Esa es quizá la parte más débil de una película que, más que interesante en su trama (dos familias mafiosas enfrentadas por el suculento negocio del tráfico de cupones de gasolina auténticos convenientemente “extraviados” en las oficinas del gobierno), muy elegante en sus formas y extraordinariamente romántica, aunque sobre la base de una pareja sin química que en ningún momento resulta creíble para el público, resulta no obstante demasiado blanda, superficial, esquemática. Por ejemplo, en cuanto a la ausencia de fatalismo en el destino del personaje central, a la construcción de un final agridulce, no del todo feliz pero sí de alguna forma compensado, la ausencia del cliché de arrebatadora mujer fatal que enloquece al protagonismo en aras de un romanticismo tratado con sensibilidad pero ciertamente inverosímil, y en la carencia de una mayor agudeza y profundidad en cuanto a las turbias relaciones del crimen organizado con el ejército, el gobierno, la justicia y la policía, esto es, un reflejo más certero, evidente y detenido de la corrupción imperante y de cómo la mafia salió fortalecida y enriquecida de su colaboración con el gobierno norteamericano gracias a su labor en la sombra contra Mussolini y a favor de facilitar el progreso de las tropas aliadas en Sicilia y el sur de Italia.

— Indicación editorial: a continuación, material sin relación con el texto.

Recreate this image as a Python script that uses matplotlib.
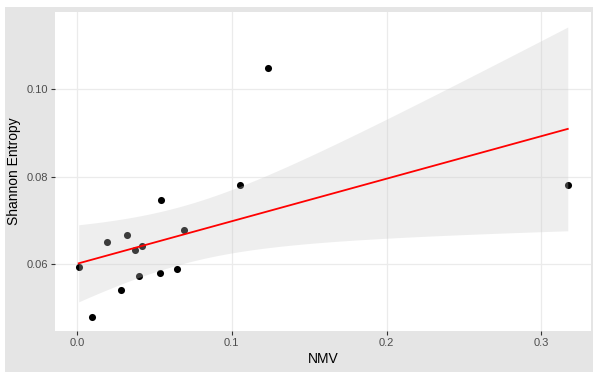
import numpy as np
import matplotlib
matplotlib.use('Agg')
import matplotlib.pyplot as plt
from matplotlib.patches import Rectangle

plt.rcParams['font.family'] = ['Liberation Sans', 'DejaVu Sans']

# data
nmv = [0.0011, 0.0099, 0.0192, 0.0282, 0.0323, 0.0373, 0.0403, 0.0423,
       0.0543, 0.0539, 0.0644, 0.0692, 0.1050, 0.1231, 0.3170]
entropy = [0.0594, 0.0480, 0.0651, 0.0541, 0.0668, 0.0633, 0.0573, 0.0643,
           0.0747, 0.0581, 0.0589, 0.0678, 0.0782, 0.1049, 0.0781]
xticks = [0.0, 0.1, 0.2, 0.3]
xticklabels = ['0.0', '0.1', '0.2', '0.3']
yticks = [0.06, 0.08, 0.10]
yticklabels = ['0.06', '0.08', '0.10']

x = np.array(nmv)
y = np.array(entropy)

# linear fit + 95% confidence band (like geom_smooth(method='lm'))
n = len(x)
slope, intercept = np.polyfit(x, y, 1)
resid = y - (intercept + slope * x)
s = np.sqrt(np.sum(resid**2) / (n - 2))
t_crit = 2.160  # t(0.975, df=13)
xs = np.linspace(x.min(), x.max(), 80)
fit = intercept + slope * xs
se = s * np.sqrt(1.0/n + (xs - x.mean())**2 / np.sum((x - x.mean())**2))
lo = fit - t_crit * se
hi = fit + t_crit * se

W, H = 593, 372
fig = plt.figure(figsize=(W/100, H/100), dpi=100, facecolor='white')
fig.patches.append(Rectangle((5/W, 0), (W-5)/W, (H-7)/H, transform=fig.transFigure,
                             facecolor='#E5E5E5', edgecolor='none', zorder=-10))

ax = fig.add_axes([55/W, (H-331)/H, (591-55)/W, (331-12)/H])
ax.set_zorder(5)
ax.set_facecolor('white')

ax.scatter(x, y, s=26, color='black', zorder=3, linewidths=0)
ax.fill_between(xs, lo, hi, color='#C8C8C8', alpha=0.3, linewidth=0, zorder=4)
ax.plot(xs, fit, color='red', lw=1.3, zorder=5)

ax.set_xlim(-0.0142, 0.332)
ax.set_ylim(0.0448, 0.1176)
ax.set_xticks(xticks)
ax.set_xticklabels(xticklabels)
ax.set_yticks(yticks)
ax.set_yticklabels(yticklabels)
ax.grid(True, color='#EBEBEB', lw=0.9, zorder=0)
ax.set_axisbelow(True)
for sp in ax.spines.values():
    sp.set_visible(False)
ax.tick_params(axis='both', length=3, width=0.8, color='#333333',
               labelcolor='#4D4D4D', labelsize=8, pad=2)

ax.set_xlabel('NMV', fontsize=10, color='black', labelpad=3)
ax.set_ylabel('Shannon Entropy', fontsize=10, color='black', labelpad=4)

fig.savefig('out.png', dpi=100, facecolor=fig.get_facecolor())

En lo positivo, la extraordinaria interpretación de Joe Pesci, de las mejores de su trayectoria, capaz de resultar ordinario, lenguaraz, vulgar y sarcástico, pero también de mostrar sensibilidad artística y romanticismo oculto bajo su torpeza y su timidez. Barbara Hershey, con un personaje que merecería más minutos, más atención, más historia que contar, es el contraste bello, luminoso, sensual, con clase, con estilo, diametralmente opuesto a Leo y a la vida que lleva, una especie de vampiro nocturno cuyo alimento no deja de ser la sangre de las víctimas, no bebida, pero sí fotografiada. Algunas secuencias están filmadas con excepcional pulso (el tiroteo final que Leo retrata con un despliegue fotográfico impresionante para la época); otras, en cambio, quizá requerirían más desarrollo o dramatismo, más pausa y menos prisa en saltar al escenario siguiente. La película, que se maneja con un acertado tono clásico, casi puede considerarse como un eficaz ejercicio de estilo, lujosa, minuciosa y efectiva imitación del cine de otro tiempo (hasta en su duración, apenas 94 minutos) pero con alma propia, si bien se echa de menos un poquito más de mordiente, una trama más elaborada con unos personajes con motivaciones más ambivalentes, más poliédricas, una explotación más caleidoscópica de la intriga, con más caras (o con máscaras) que escondan sus propósitos y juegen con los protagonistas, de modo que el espectador no sepa a ciencia cierta qué terreno pisa.

Nos queda, que no es poco, el romanticismo callado de Leo, su servicio desinteresado a la causa de una bella mujer, su soledad y su eterna batalla nocturna, cámara en mano, por seguir revelando al mundo la cara oculta de la vida en la gran ciudad, del progreso, la modernidad y la falsa alegría en el lado seguro del frente de la guerra. Más seguro, más cómodo, pero que no está exento de basura humana.